**Work to do**
Using the data below, return word for word every line from the one holding "Reproduce this chart with matplotlib." down to the one holding "plt.rcParams['font.family'] = ['Liberation". Leave pictures out.

---

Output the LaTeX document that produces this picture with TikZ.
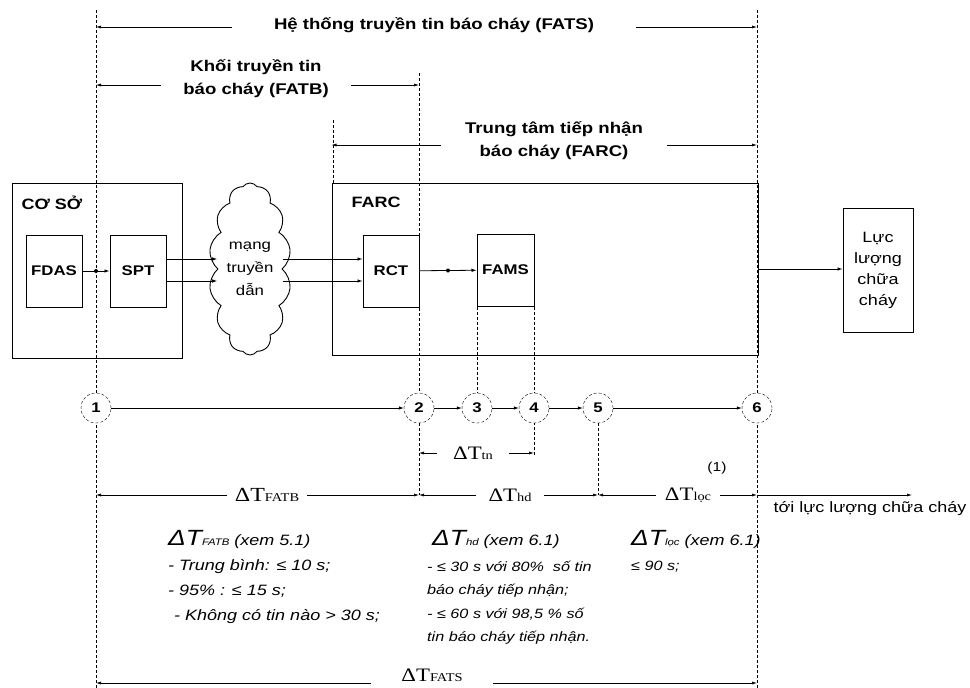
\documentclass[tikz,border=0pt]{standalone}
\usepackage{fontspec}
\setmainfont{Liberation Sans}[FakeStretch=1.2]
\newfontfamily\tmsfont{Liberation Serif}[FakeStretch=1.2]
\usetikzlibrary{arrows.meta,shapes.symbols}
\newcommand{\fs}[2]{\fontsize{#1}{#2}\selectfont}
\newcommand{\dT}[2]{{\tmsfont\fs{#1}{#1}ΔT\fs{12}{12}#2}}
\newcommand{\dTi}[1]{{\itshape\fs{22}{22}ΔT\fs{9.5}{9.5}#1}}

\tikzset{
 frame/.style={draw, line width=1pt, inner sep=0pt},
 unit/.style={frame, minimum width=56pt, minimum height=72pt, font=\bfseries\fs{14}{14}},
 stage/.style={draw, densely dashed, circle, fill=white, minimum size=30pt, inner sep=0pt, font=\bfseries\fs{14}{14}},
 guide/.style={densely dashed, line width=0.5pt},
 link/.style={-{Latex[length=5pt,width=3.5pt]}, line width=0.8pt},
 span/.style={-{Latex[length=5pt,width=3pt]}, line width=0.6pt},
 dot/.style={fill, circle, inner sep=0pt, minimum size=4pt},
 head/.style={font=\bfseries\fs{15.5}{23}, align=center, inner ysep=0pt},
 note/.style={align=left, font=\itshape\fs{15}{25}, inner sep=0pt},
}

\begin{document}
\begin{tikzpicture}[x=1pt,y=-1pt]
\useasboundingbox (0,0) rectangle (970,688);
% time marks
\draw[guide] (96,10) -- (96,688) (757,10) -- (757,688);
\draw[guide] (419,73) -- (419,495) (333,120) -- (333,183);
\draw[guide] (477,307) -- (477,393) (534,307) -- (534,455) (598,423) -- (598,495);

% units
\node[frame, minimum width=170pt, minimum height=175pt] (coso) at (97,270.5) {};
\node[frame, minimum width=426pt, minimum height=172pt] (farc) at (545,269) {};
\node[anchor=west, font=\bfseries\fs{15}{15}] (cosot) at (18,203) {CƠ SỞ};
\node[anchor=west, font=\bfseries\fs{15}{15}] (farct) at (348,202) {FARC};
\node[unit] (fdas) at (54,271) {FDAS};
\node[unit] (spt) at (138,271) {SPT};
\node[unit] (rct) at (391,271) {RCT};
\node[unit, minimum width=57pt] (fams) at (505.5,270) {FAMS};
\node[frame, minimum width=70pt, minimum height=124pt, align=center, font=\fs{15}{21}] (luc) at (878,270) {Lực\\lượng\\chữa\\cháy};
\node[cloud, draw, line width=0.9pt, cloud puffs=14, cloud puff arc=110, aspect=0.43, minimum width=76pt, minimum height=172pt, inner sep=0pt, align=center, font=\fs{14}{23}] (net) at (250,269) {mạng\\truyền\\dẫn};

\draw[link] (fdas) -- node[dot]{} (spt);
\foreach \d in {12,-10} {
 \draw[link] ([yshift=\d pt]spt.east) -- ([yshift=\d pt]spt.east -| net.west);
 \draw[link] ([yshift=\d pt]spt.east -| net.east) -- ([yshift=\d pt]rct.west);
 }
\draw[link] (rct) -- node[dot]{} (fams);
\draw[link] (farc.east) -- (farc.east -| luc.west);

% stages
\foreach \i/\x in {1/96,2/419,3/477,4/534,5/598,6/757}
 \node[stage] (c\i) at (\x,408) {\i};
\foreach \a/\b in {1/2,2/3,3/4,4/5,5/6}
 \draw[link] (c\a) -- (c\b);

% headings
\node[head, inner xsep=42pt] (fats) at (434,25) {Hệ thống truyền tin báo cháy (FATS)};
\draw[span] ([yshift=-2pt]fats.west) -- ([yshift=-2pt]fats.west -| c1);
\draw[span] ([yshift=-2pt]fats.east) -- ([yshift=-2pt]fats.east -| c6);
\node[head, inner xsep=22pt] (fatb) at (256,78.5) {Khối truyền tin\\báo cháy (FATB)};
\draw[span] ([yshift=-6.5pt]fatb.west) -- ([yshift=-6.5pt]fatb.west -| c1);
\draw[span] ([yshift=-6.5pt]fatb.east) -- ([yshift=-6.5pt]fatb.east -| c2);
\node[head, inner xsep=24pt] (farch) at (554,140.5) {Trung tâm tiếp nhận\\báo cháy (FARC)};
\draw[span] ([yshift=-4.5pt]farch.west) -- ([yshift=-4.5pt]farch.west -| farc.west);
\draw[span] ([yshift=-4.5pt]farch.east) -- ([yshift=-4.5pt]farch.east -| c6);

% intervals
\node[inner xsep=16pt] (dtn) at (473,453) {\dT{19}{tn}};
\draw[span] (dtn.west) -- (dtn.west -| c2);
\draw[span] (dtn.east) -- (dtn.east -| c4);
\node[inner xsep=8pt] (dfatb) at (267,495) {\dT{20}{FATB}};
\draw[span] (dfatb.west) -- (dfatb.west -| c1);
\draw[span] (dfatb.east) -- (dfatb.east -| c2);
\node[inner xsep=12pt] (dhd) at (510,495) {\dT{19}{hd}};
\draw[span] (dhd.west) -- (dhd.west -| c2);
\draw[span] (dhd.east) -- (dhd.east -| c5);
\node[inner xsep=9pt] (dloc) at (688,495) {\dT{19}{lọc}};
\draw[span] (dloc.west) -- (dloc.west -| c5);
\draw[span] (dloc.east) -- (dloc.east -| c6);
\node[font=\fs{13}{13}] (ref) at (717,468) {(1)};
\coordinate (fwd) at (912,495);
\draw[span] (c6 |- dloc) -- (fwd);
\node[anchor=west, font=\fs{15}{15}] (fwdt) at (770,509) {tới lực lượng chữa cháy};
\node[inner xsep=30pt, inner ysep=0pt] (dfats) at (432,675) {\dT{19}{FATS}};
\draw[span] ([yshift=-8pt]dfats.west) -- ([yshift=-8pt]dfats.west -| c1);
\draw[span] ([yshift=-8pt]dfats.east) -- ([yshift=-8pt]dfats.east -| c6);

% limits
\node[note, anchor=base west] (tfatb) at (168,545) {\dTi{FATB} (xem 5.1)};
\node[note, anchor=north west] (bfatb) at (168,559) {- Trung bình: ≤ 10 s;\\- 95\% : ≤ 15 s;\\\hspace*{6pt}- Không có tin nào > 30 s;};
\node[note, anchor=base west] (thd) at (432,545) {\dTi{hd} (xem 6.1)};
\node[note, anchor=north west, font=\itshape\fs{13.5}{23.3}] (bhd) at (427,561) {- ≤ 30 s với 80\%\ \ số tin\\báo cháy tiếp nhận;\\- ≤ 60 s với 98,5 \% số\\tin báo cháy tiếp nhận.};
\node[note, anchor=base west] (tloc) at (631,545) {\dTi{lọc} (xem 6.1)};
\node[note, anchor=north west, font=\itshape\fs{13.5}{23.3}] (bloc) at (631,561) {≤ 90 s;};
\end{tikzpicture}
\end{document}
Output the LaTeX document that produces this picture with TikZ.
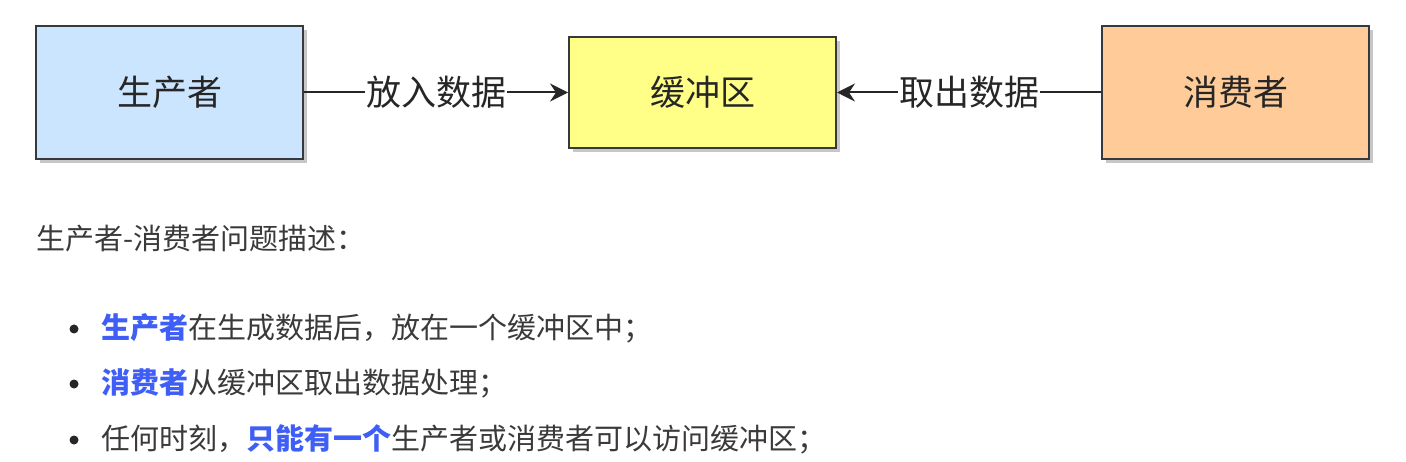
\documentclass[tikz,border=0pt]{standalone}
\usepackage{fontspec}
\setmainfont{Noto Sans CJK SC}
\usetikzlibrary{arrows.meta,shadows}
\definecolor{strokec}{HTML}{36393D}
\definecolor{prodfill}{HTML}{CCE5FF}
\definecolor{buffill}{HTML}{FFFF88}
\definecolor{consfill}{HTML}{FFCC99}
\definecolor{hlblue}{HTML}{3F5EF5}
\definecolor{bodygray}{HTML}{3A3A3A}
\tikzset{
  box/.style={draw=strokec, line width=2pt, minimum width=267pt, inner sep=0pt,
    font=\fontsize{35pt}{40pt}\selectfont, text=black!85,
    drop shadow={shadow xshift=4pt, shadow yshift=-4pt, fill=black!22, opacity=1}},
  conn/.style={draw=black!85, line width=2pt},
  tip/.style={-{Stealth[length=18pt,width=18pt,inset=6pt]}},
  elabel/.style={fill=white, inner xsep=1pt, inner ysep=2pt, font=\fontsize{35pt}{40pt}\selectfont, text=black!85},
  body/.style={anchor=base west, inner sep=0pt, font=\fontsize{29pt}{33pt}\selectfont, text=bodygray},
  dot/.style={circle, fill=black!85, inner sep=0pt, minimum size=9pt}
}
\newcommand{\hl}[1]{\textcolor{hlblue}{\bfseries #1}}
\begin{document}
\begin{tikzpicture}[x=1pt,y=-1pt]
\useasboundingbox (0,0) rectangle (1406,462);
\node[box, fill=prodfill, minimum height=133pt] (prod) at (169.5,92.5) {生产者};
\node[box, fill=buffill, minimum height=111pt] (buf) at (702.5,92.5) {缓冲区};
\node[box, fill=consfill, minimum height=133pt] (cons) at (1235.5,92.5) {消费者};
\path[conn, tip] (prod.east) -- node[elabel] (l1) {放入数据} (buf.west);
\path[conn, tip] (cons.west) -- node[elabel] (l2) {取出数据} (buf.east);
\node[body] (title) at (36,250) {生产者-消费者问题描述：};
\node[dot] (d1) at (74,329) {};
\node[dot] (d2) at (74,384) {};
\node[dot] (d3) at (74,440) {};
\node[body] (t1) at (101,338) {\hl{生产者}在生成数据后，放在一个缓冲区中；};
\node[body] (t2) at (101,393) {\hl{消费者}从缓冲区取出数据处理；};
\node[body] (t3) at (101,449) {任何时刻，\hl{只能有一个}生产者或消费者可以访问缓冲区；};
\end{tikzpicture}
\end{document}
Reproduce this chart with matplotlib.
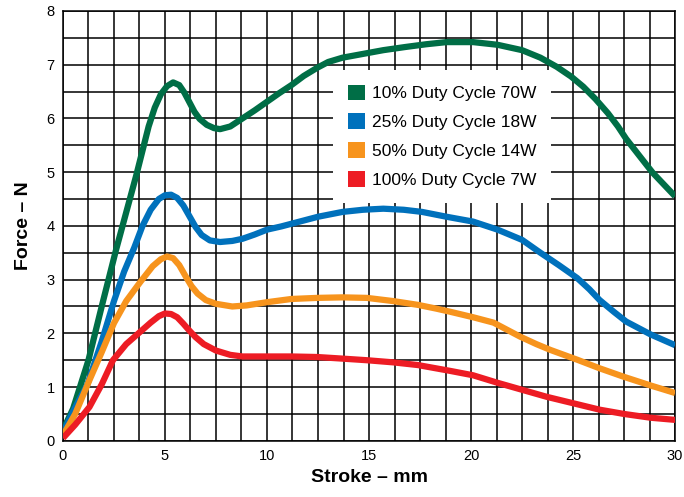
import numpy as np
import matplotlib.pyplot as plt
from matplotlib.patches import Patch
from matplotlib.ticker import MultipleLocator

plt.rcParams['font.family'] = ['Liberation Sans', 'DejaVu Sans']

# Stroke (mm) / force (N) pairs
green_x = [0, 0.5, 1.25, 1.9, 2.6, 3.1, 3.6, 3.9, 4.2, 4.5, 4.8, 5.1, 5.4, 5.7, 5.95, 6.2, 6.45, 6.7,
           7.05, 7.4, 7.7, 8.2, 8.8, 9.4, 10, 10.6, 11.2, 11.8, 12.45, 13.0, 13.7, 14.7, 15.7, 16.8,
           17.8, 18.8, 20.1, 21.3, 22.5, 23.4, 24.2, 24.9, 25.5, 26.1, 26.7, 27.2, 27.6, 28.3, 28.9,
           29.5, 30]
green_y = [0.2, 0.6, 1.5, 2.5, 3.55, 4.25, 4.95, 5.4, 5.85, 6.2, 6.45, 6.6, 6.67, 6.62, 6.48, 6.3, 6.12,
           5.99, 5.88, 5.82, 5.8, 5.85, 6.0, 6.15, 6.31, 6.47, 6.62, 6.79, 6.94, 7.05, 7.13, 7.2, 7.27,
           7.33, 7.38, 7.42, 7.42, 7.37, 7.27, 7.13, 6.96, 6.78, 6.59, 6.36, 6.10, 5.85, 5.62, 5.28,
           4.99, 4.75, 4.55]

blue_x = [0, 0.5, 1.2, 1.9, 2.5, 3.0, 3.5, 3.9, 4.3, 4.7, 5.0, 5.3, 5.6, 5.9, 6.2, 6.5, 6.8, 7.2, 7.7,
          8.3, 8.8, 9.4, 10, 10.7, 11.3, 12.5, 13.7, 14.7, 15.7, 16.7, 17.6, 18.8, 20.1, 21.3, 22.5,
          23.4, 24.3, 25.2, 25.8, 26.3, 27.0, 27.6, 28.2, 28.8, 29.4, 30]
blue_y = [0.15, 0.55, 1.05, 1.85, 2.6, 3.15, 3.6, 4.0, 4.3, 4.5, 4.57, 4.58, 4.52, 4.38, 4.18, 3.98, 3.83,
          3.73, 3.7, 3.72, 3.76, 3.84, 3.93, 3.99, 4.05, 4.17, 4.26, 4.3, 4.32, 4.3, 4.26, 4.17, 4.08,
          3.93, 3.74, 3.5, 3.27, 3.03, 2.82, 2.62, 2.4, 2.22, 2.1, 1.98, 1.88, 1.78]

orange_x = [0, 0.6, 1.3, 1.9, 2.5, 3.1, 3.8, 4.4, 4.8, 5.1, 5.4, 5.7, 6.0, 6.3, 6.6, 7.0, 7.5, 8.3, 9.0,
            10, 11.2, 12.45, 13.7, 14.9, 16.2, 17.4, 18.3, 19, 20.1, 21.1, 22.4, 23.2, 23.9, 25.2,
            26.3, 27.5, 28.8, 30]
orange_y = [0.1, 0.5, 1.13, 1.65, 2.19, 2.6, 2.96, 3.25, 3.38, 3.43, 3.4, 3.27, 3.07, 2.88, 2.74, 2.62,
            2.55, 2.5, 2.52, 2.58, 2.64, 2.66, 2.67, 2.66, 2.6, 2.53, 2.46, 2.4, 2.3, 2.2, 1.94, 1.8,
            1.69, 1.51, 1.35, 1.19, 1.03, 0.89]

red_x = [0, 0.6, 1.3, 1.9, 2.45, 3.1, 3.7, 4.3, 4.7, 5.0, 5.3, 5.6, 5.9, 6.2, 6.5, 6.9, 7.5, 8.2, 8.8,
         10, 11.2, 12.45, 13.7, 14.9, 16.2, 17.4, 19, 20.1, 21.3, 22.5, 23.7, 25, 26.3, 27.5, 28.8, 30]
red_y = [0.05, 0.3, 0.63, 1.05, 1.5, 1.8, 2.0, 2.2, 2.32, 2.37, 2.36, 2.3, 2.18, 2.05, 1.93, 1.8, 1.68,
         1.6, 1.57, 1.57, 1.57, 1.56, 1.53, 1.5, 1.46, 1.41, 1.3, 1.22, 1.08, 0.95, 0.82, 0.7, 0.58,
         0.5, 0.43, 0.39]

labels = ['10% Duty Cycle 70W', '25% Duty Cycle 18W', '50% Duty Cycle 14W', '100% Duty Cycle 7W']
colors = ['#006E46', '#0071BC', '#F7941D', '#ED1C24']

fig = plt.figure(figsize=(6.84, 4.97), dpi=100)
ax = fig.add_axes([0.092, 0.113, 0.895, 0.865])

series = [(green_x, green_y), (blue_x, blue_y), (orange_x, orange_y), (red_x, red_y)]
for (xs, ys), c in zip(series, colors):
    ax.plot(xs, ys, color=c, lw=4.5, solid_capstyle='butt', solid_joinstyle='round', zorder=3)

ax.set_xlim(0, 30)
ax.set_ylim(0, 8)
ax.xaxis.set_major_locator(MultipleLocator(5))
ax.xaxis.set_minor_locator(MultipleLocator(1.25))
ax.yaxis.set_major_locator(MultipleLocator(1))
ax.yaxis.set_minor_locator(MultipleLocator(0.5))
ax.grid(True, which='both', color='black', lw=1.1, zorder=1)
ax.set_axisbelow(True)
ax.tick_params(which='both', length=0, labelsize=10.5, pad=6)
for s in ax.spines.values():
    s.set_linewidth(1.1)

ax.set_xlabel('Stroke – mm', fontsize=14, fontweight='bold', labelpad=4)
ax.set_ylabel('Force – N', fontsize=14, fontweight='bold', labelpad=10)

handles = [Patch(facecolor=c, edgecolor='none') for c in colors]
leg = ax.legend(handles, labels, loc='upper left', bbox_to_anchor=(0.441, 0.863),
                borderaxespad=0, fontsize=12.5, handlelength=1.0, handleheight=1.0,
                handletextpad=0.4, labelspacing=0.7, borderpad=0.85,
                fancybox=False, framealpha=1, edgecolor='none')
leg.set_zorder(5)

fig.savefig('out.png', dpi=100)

---

**Exercise answer**
Reproduce this chart with matplotlib.
import numpy as np
import matplotlib.pyplot as plt
from matplotlib.patches import Patch
from matplotlib.ticker import MultipleLocator

plt.rcParams['font.family'] = ['Liberation Sans', 'DejaVu Sans']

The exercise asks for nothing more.